### Exercise prompt
Your output must be the lines below from the line containing "Recreate this image" to the line containing "ax.spines[s].set_color('#8c8c8c')", both lines included, reproduced exactly and without pictures.

>>>>>

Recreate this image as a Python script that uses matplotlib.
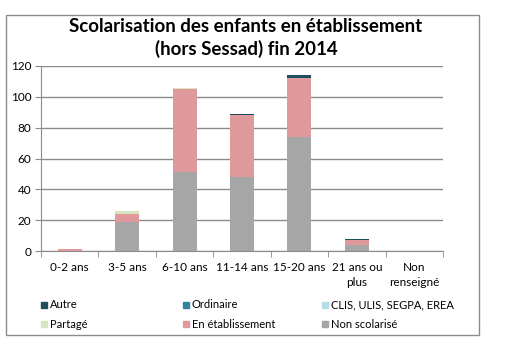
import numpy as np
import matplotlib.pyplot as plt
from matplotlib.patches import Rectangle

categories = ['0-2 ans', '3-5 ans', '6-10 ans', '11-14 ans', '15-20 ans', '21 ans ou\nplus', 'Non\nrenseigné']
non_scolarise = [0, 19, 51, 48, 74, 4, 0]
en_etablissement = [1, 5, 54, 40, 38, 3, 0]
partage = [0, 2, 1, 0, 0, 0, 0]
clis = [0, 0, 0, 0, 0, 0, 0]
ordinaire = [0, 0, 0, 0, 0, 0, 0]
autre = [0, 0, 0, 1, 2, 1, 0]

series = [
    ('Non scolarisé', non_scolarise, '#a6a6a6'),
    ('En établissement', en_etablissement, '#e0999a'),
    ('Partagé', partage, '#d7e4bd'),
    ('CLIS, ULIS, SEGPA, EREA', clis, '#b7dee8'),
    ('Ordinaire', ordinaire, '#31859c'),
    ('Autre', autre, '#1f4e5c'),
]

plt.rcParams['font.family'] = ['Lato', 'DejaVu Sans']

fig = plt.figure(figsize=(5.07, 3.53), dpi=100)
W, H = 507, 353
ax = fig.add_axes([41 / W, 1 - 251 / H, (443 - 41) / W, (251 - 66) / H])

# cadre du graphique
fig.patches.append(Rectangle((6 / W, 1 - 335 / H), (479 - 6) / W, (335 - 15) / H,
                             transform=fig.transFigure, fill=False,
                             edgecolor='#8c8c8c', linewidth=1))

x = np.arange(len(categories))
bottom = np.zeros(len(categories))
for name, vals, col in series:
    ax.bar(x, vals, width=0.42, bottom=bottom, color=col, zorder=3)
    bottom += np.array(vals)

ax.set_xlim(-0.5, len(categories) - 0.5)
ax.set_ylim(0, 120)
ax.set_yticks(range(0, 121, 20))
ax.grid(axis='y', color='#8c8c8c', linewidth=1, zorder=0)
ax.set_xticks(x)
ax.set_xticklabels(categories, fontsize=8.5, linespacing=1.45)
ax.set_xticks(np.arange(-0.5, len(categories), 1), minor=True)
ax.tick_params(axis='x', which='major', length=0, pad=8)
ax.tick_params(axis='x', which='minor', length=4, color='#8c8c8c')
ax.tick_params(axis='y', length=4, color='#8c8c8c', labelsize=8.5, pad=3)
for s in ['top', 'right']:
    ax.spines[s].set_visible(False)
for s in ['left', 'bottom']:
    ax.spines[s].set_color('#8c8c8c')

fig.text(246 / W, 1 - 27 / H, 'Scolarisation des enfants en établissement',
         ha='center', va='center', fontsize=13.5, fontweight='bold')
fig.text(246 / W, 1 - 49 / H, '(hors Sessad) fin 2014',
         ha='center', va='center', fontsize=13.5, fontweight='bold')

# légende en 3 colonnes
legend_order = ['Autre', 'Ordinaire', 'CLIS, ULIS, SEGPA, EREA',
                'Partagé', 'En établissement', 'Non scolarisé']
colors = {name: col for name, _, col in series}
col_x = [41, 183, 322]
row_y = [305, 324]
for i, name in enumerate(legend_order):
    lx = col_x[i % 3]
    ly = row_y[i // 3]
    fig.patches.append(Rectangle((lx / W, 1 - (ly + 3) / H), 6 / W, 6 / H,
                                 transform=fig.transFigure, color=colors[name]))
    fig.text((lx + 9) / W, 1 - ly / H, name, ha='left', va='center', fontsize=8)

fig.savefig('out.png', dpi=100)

<<<<<
>>>>>

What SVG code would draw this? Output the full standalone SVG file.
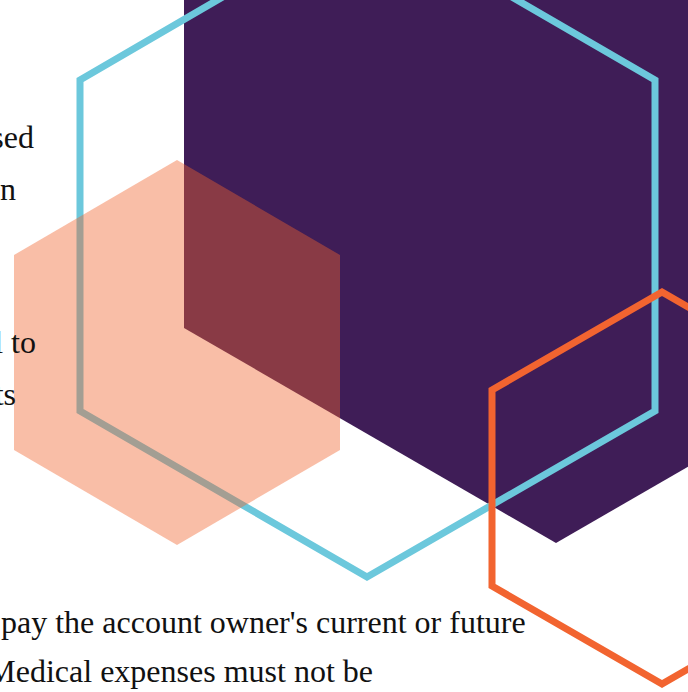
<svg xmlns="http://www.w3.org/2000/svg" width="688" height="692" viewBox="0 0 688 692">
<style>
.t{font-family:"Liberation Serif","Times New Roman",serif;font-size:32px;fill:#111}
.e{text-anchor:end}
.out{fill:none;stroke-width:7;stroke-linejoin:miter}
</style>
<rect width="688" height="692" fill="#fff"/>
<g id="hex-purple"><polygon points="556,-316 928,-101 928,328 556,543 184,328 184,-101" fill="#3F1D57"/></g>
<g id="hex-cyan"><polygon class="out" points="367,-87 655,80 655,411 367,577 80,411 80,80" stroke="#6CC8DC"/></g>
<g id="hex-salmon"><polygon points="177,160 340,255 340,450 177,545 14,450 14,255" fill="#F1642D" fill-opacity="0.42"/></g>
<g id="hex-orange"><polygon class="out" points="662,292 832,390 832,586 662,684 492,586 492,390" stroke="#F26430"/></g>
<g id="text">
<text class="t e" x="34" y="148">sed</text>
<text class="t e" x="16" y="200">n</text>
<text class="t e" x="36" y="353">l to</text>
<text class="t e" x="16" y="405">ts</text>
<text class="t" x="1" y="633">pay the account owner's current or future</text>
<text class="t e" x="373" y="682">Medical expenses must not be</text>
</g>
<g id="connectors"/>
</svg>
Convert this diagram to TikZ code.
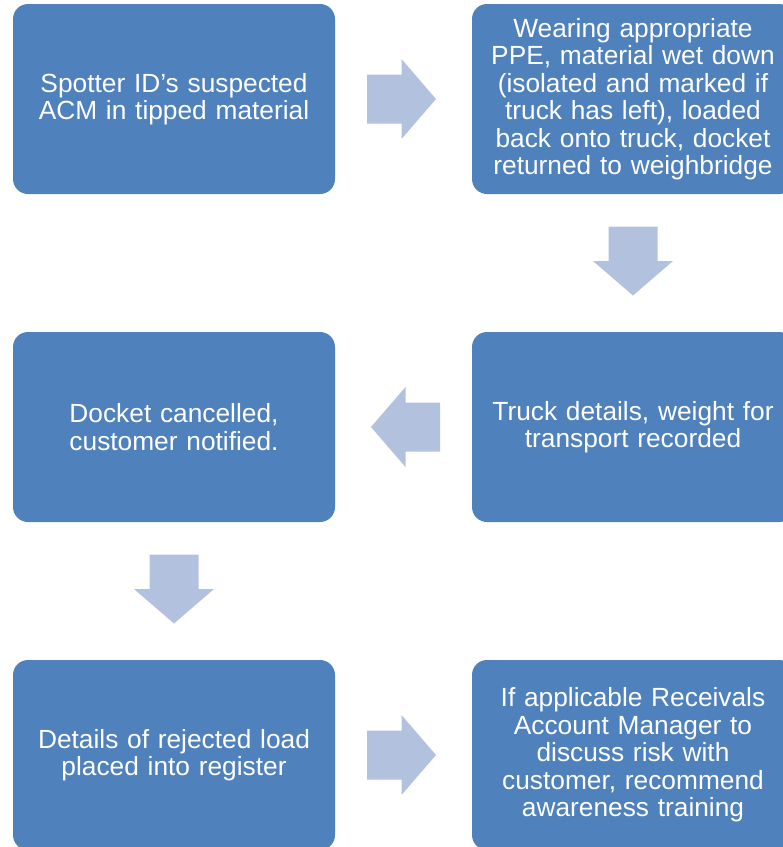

<<<<<

### Task response
Recreate this image as a Python script that uses matplotlib.
import numpy as np
import matplotlib.pyplot as plt
from matplotlib.patches import Rectangle

categories = ['0-2 ans', '3-5 ans', '6-10 ans', '11-14 ans', '15-20 ans', '21 ans ou\nplus', 'Non\nrenseigné']
non_scolarise = [0, 19, 51, 48, 74, 4, 0]
en_etablissement = [1, 5, 54, 40, 38, 3, 0]
partage = [0, 2, 1, 0, 0, 0, 0]
clis = [0, 0, 0, 0, 0, 0, 0]
ordinaire = [0, 0, 0, 0, 0, 0, 0]
autre = [0, 0, 0, 1, 2, 1, 0]

series = [
    ('Non scolarisé', non_scolarise, '#a6a6a6'),
    ('En établissement', en_etablissement, '#e0999a'),
    ('Partagé', partage, '#d7e4bd'),
    ('CLIS, ULIS, SEGPA, EREA', clis, '#b7dee8'),
    ('Ordinaire', ordinaire, '#31859c'),
    ('Autre', autre, '#1f4e5c'),
]

plt.rcParams['font.family'] = ['Lato', 'DejaVu Sans']

fig = plt.figure(figsize=(5.07, 3.53), dpi=100)
W, H = 507, 353
ax = fig.add_axes([41 / W, 1 - 251 / H, (443 - 41) / W, (251 - 66) / H])

# cadre du graphique
fig.patches.append(Rectangle((6 / W, 1 - 335 / H), (479 - 6) / W, (335 - 15) / H,
                             transform=fig.transFigure, fill=False,
                             edgecolor='#8c8c8c', linewidth=1))

x = np.arange(len(categories))
bottom = np.zeros(len(categories))
for name, vals, col in series:
    ax.bar(x, vals, width=0.42, bottom=bottom, color=col, zorder=3)
    bottom += np.array(vals)

ax.set_xlim(-0.5, len(categories) - 0.5)
ax.set_ylim(0, 120)
ax.set_yticks(range(0, 121, 20))
ax.grid(axis='y', color='#8c8c8c', linewidth=1, zorder=0)
ax.set_xticks(x)
ax.set_xticklabels(categories, fontsize=8.5, linespacing=1.45)
ax.set_xticks(np.arange(-0.5, len(categories), 1), minor=True)
ax.tick_params(axis='x', which='major', length=0, pad=8)
ax.tick_params(axis='x', which='minor', length=4, color='#8c8c8c')
ax.tick_params(axis='y', length=4, color='#8c8c8c', labelsize=8.5, pad=3)
for s in ['top', 'right']:
    ax.spines[s].set_visible(False)
for s in ['left', 'bottom']:
    ax.spines[s].set_color('#8c8c8c')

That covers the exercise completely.